DBSCAN (Density-Based Spatial Clustering of Applications with Noise) is a type of unsupervised learning model that uses a clustering algorithm based on density. It is particularly useful for identifying clusters of varying shapes and sizes in datasets with noise and outliers, making it useful for fraud detection. Unlike other clustering algorithms, DBSCAN does not require specifying the number of clusters in advance, which is helpful when the exact number of fraudulent patterns is unknown.

One of the main drawbacks of DBSCAN is that it is not well-suited for running on very large datasets. The time it takes for training increases significantly as the amount of data grows, which can be a limitation in some scenarios. However, as will be discussed later in this article, we can achieve nearly identical results by taking a small sampling of the input data to minimize the computational load while still effectively identifying fraudulent transactions.

The Task: Identify fraudulent transactions with DBSCAN

Credit card transactions can be categorized into two types: legitimate and fraudulent. The objective here is to accurately identify and flag fraudulent transactions, ensuring that only a small minority of flagged transactions are legitimate. The fraud detection process typically involves a series of manual and automated steps to analyze transaction patterns, customer behavior, and other factors. For our purposes, we will focus solely on the automation aspect of detection by training a model on a dataset and applying it to new transactions to simulate incoming data from an external source.

We will use a popular dataset available on Kaggle called Credit Card Fraud Detection. This dataset comprises real, anonymized transactions made by credit cards in September 2013 by European cardholders. It includes 284,807 transactions over two days, with 492 of them being fraudulent. The dataset illustrates a class imbalance between the ‘good’ (0) and ‘fraudulent’ (1) transactions, where fraudulent transactions account for 0.172% of the data.

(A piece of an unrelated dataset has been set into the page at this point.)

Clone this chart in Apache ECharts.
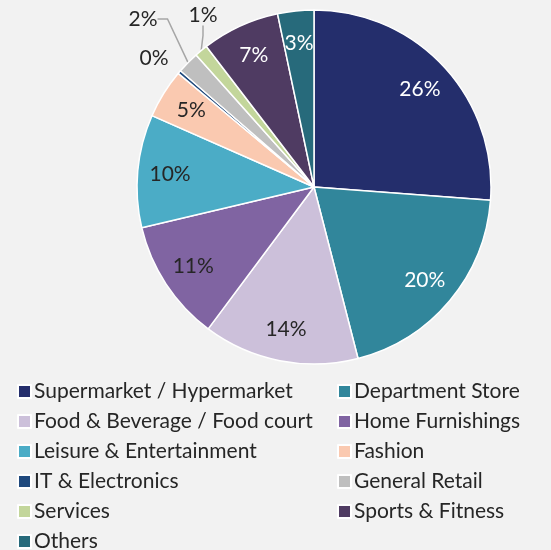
<!DOCTYPE html>
<html>
<head>
<meta charset="utf-8">
<script src="https://cdn.jsdelivr.net/npm/echarts@6/dist/echarts.min.js"></script>
<style>
  html, body { margin: 0; padding: 0; background: #f2f2f2; }
  #chart { width: 551px; height: 550px; }
</style>
</head>
<body>
<div id="chart"></div>
<script>
// share of floor area by category, clockwise from 12 o'clock
const categories = [
  'Supermarket / Hypermarket', 'Department Store', 'Food & Beverage / Food court',
  'Home Furnishings', 'Leisure & Entertainment', 'Fashion', 'IT & Electronics',
  'General Retail', 'Services', 'Sports & Fitness', 'Others'
];
const shares = [26.2, 19.8, 14.2, 11.1, 10.3, 4.5, 0.3, 2.0, 1.2, 7.1, 3.3];

const colors = ['#242e6c', '#31869b', '#ccc0da', '#8064a2', '#4bacc6', '#fac9b0',
  '#1f497d', '#bfbfbf', '#c3d69b', '#4f3b62', '#276a7b'];
const labelColors = ['#fff', '#fff', '#262626', '#262626', '#262626', '#262626',
  '#262626', '#262626', '#262626', '#fff', '#fff'];
// labels that sit outside the pie (index -> [x, y])
const outsideLabels = { 6: [154, 58], 7: [143, 19], 8: [203, 15] };

const leftCol = [0, 2, 4, 6, 8, 10].map(i => categories[i]);
const rightCol = [1, 3, 5, 7, 9].map(i => categories[i]);

var chart = echarts.init(document.getElementById('chart'));

var fullData = categories.map((c, i) => ({
  name: c, value: shares[i], itemStyle: { color: colors[i] }
}));
var labelData = categories.map((c, i) => {
  var out = outsideLabels[i] !== undefined;
  return {
    name: c,
    value: shares[i],
    label: { position: out ? 'outside' : 'inside', color: labelColors[i] },
    labelLine: { show: out && i !== 6 }
  };
});

var legendBase = {
  orient: 'vertical',
  icon: 'rect',
  itemWidth: 13,
  itemHeight: 13,
  itemGap: 9,
  height: 220,
  textStyle: { fontFamily: 'Lato', fontSize: 21, color: '#262626', padding: [0, 0, 0, -2] },
  selectedMode: false
};

var option = {
  backgroundColor: '#f2f2f2',
  animation: false,
  legend: [
    Object.assign({}, legendBase, { left: 12, top: 376, data: leftCol }),
    Object.assign({}, legendBase, { left: 332, top: 376, data: rightCol })
  ],
  series: [
    {
      type: 'pie',
      center: [314, 187],
      radius: [0, 177],
      startAngle: 90,
      silent: true,
      label: { show: false },
      labelLine: { show: false },
      itemStyle: { borderColor: '#fff', borderWidth: 1.5 },
      data: fullData
    },
    {
      // transparent ring that carries the labels at ~0.8 of the radius
      type: 'pie',
      center: [314, 187],
      radius: [106, 177],
      startAngle: 90,
      silent: true,
      avoidLabelOverlap: false,
      itemStyle: { color: 'rgba(0,0,0,0)', borderWidth: 0 },
      label: {
        show: true,
        fontFamily: 'Lato',
        fontSize: 21,
        formatter: p => Math.round(p.value) + '%'
      },
      labelLine: { length: 10, length2: 10, lineStyle: { color: '#a6a6a6', width: 1.5 } },
      labelLayout: function (p) {
        var pos = outsideLabels[p.dataIndex];
        if (!pos) return {};
        return { x: pos[0], y: pos[1], align: 'center', verticalAlign: 'middle' };
      },
      data: labelData
    }
  ]
};

chart.setOption(option);
</script>
</body>
</html>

The dataset contains 31 columns:

V1 - V28: numerical input variables from a PCA (Principal Component Analysis) transformation
Time: seconds elapsed from current transaction to first transaction
Amount: transaction amount
Class: ‘1’ means fraud, ‘0’ means good/other

A key feature needed for our training is ‘Class’ as we can use it to score the performance of DBSCAN on the dataset.

The process for creating our classification model follows the steps below. Even if there is data coming from multiple sources, the overall process does not change:

Create/import a labeled training dataset
Z-score normalize the data
Train the model (Create clusters on the data)
Evaluate model performance
Import the new, unseen transactions
Deploy the model and feed the new transactions in
Notify if any fraudulent transactions are classified

The Workflows: Training a machine learning model to identify fraudulent transactions using DBSCAN

All workflows used in this article are available publicly and free to download on the KNIME Community Hub. You can find the workflows on the KNIME for Finance space under Fraud Detection in the DBSCAN section.

The first workflow covers training our model. You can view and download the training workflow DBSCAN Training from the KNIME Community Hub. With this workflow you can:

Read training data from a specified data source. In our case, we use data from the Kaggle dataset previously mentioned.
Data Preprocessing by normalizing and choosing amount of data you want to pass to the DBSCAN clustering algorithm node (a higher percentage = longer time for execution)
Train DBSCAN with a specified Distance model by using the ‘Numeric Distances’ to pass in the euclidean distance model for DBSCAN to use in the cluster creation
Mark outliers where NOISE is an indication of a fraudulent transaction
Evaluate model results by opening the view of the node ‘Scorer’ to check overall accuracy of DBSCAN
Save the models and table for deployment in the next workflow if you are satisfied with the performance of the model

An optional node that is included in the workflow above is the ‘Row Sampling’ node. For our purposes, we do not need to pass in all the data to DBSCAN to speed up node execution. However, as shown later in this post, there is a tangible difference in results if DBSCAN is given more data to work with versus only 10% of initial. For our specific use case, the difference between them is not significant enough to warrant a much longer execution time.

In our second workflow, DBSCAN Deployment, you can:

Read the models, DBSCAN output, and new data for classification
Apply the Normalizer to the incoming transaction/new data
Perform Similarity Search using the saved DBSCAN output and distance model to categorize the transaction
Mark Outliers classified as noise as a fraudulent/suspicious transaction
Send an Email to notify if a transaction is fraudulent

Inside the ‘Send Email’ component, we check whether the transaction is fraudulent or not. If it is, an email is sent to the specified person for follow up.

The Results: A model for classifying transactions with DBSCAN

Let’s go back to the first workflow for a moment. Below is the results we get by opening the view of the ‘Scorer’ node.

We have two confusion matrices that show us overall results of the model using two different amounts of input for creating the clusters. As shown above, there is approximately a 1% difference between the two results. Although not nearly significant enough to warrant no consideration of the 10% sampling method, it can offer insight into whether or not in the future it will be necessary to train the model on a larger dataset to save time if only marginal improvements are made. To put it into perspective, using 10% row sampling, the execution time was 4-5 seconds, whereas using 100% of our sample data (which is a smaller subset of the full dataset) resulted in around 3 minutes to complete execution. This is about a 3600% increase in time for a little under 1% increase in accuracy!

The new transaction being read in is normalized and passed into the trained model for classification. The new transaction is classified as ‘not fraudulent’ or ‘good’, so our switch statement closes the port to the email.

Above we have two snippets of what can be expected to occur depending on the classification of the transaction. On the left, we have a non fraudulent transaction, and on the right the port will open up if the transaction is fraudulent or ‘1’.